This evening the Kenai Peninsula Borough Assembly will re-examine the Winter Grocery Tax Exemption enacted in 2009.
The ordinance, introduced by assembly member Blaine Gilman, would repeal the seasonal exemption from sales taxes on non-prepared food items for nine months of the year.
Since it was passed, the borough has seen a reduction of more than $16 million that could have been collected in sales taxes, Gilman wrote in a memo to assembly president Dale Bagley.
In 2014 $3.3 million additional funds could have been collected through the tax, according to the ordinance.
Gilman said the additional taxes will assist the borough to adequately fund education on the Kenai Peninsula.
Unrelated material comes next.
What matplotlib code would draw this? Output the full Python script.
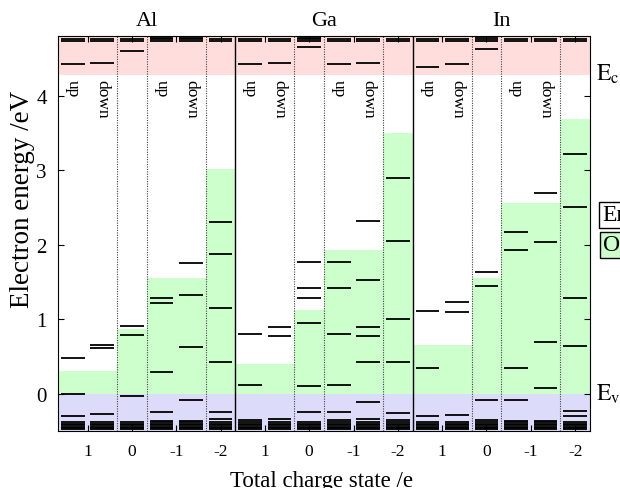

“In fiscal year 2015, the maximum amount (the cap) that the borough could have funded education was $47,507,198,” Gilman wrote in the memo. “The borough appropriated $44,000,000 for education. This ordinance would make more funds available.”
If approved by the assembly the ordinance would take effect June, 1, 2015.
“It is a sustainable funding source for education,” Gilman wrote in the memo.
Bagley included a supplemental ordinance that would reduce the sales tax collection from nine months of the year to six months of the year.
James Price, who has been fighting the sales tax for more than six years, released a statement for Alaskans for Grocery Tax Relief now.
“These ordinances disenfranchise the will of the voters and could end the grocery tax exemption,” Price wrote.
Homer resident Mary Griswald said taxing food is regressive, in a written public comment to the assembly. Seasonal relief is helpful for full-time borough residents, she said.
“Raising the limit of individual sales subject to tax would be a better solution,” Griswald said.
The assembly will be taking public comment on the issue at the meeting at 6 p.m. this evening in the borough building in Soldotna.